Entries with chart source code
╭──
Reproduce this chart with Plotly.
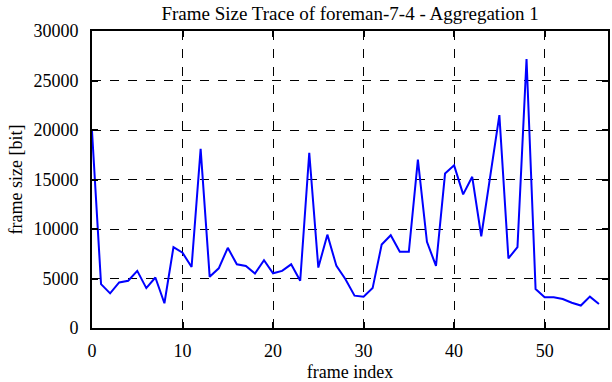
import plotly.graph_objects as go

frame_index = list(range(57))
frame_size = [19900, 4430, 3500, 4600, 4770, 5770, 4030, 5100, 2500, 8170,
              7600, 6170, 18100, 5170, 6030, 8100, 6430, 6270, 5500, 6850,
              5530, 5770, 6430, 4770, 17700, 6100, 9430, 6270, 4930, 3270,
              3170, 4030, 8430, 9370, 7700, 7700, 17000, 8700, 6270, 15600,
              16430, 13500, 15270, 9270, 15400, 21500, 7030, 8170, 27170, 3930,
              3100, 3100, 2930, 2550, 2270, 3170, 2430]

title_text = "Frame Size Trace of foreman-7-4 - Aggregation 1"
x_label = "frame index"
y_label = "frame size [bit]"
x_ticks = [0, 10, 20, 30, 40, 50]
y_ticks = [0, 5000, 10000, 15000, 20000, 25000, 30000]

font = "Liberation Serif"

fig = go.Figure(go.Scatter(x=frame_index, y=frame_size, mode="lines",
                           line=dict(color="#0000ff", width=2)))

axis_common = dict(showline=True, linecolor="black", linewidth=2, mirror="ticks",
                   ticks="inside", ticklen=6, tickwidth=2, tickcolor="black",
                   showgrid=True, gridcolor="black", gridwidth=1, griddash="dash",
                   zeroline=False, tickformat="d",
                   tickfont=dict(family=font, size=18, color="black"))

fig.update_layout(
    width=612, height=382,
    margin=dict(l=92, r=2, t=31, b=51),
    paper_bgcolor="white", plot_bgcolor="white",
    font=dict(family=font, size=18, color="black"),
    showlegend=False,
    title=dict(text=title_text, x=0.572, xanchor="center", y=1 - 13 / 382, yanchor="middle",
               yref="container", font=dict(family=font, size=19, color="black")),
    xaxis=dict(range=[0, 57], tickvals=x_ticks, ticklabelstandoff=5,
               title=dict(text=x_label, font=dict(family=font, size=18, color="black"), standoff=7),
               **axis_common),
    yaxis=dict(range=[0, 30000], tickvals=y_ticks, ticklabelstandoff=8,
               title=dict(text=y_label, font=dict(family=font, size=18, color="black"), standoff=6),
               **axis_common),
)

fig.write_html("out.html", config={"displayModeBar": False},
               post_script="document.body.style.margin='0';")
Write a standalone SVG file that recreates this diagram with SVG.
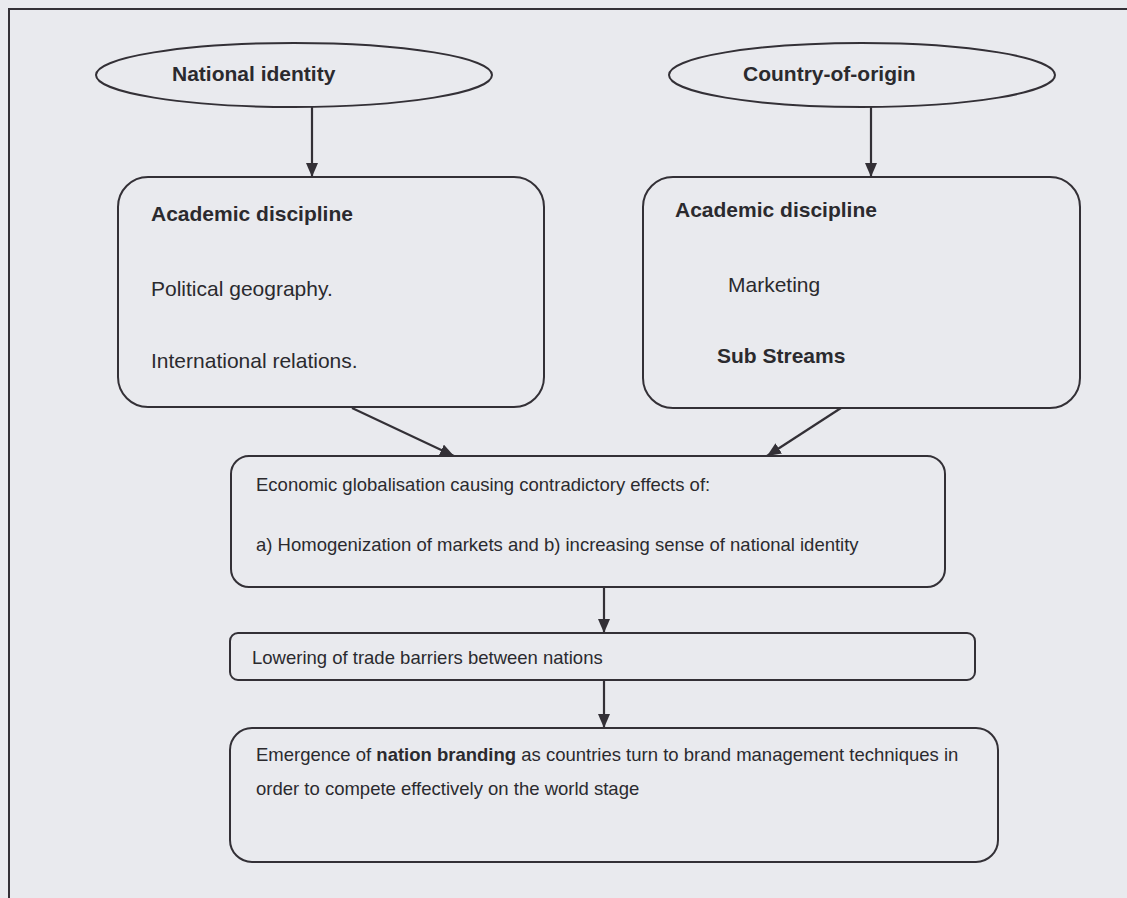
╰──
• _SET EXERCISE_
Exclude the pictures and transcribe all of the entries exactly.

• _OUTPUT FOR THIS TASK_
Reproduce this chart with Plotly.
import plotly.graph_objects as go

frame_index = list(range(57))
frame_size = [19900, 4430, 3500, 4600, 4770, 5770, 4030, 5100, 2500, 8170,
              7600, 6170, 18100, 5170, 6030, 8100, 6430, 6270, 5500, 6850,
              5530, 5770, 6430, 4770, 17700, 6100, 9430, 6270, 4930, 3270,
              3170, 4030, 8430, 9370, 7700, 7700, 17000, 8700, 6270, 15600,
              16430, 13500, 15270, 9270, 15400, 21500, 7030, 8170, 27170, 3930,
              3100, 3100, 2930, 2550, 2270, 3170, 2430]

title_text = "Frame Size Trace of foreman-7-4 - Aggregation 1"
x_label = "frame index"
y_label = "frame size [bit]"
x_ticks = [0, 10, 20, 30, 40, 50]
y_ticks = [0, 5000, 10000, 15000, 20000, 25000, 30000]

font = "Liberation Serif"

fig = go.Figure(go.Scatter(x=frame_index, y=frame_size, mode="lines",
                           line=dict(color="#0000ff", width=2)))

axis_common = dict(showline=True, linecolor="black", linewidth=2, mirror="ticks",
                   ticks="inside", ticklen=6, tickwidth=2, tickcolor="black",
                   showgrid=True, gridcolor="black", gridwidth=1, griddash="dash",
                   zeroline=False, tickformat="d",
                   tickfont=dict(family=font, size=18, color="black"))

fig.update_layout(
    width=612, height=382,
    margin=dict(l=92, r=2, t=31, b=51),
    paper_bgcolor="white", plot_bgcolor="white",
    font=dict(family=font, size=18, color="black"),
    showlegend=False,
    title=dict(text=title_text, x=0.572, xanchor="center", y=1 - 13 / 382, yanchor="middle",
               yref="container", font=dict(family=font, size=19, color="black")),
    xaxis=dict(range=[0, 57], tickvals=x_ticks, ticklabelstandoff=5,
               title=dict(text=x_label, font=dict(family=font, size=18, color="black"), standoff=7),
               **axis_common),
    yaxis=dict(range=[0, 30000], tickvals=y_ticks, ticklabelstandoff=8,
               title=dict(text=y_label, font=dict(family=font, size=18, color="black"), standoff=6),
               **axis_common),
)

fig.write_html("out.html", config={"displayModeBar": False},
               post_script="document.body.style.margin='0';")
Write a standalone SVG file that recreates this diagram with SVG.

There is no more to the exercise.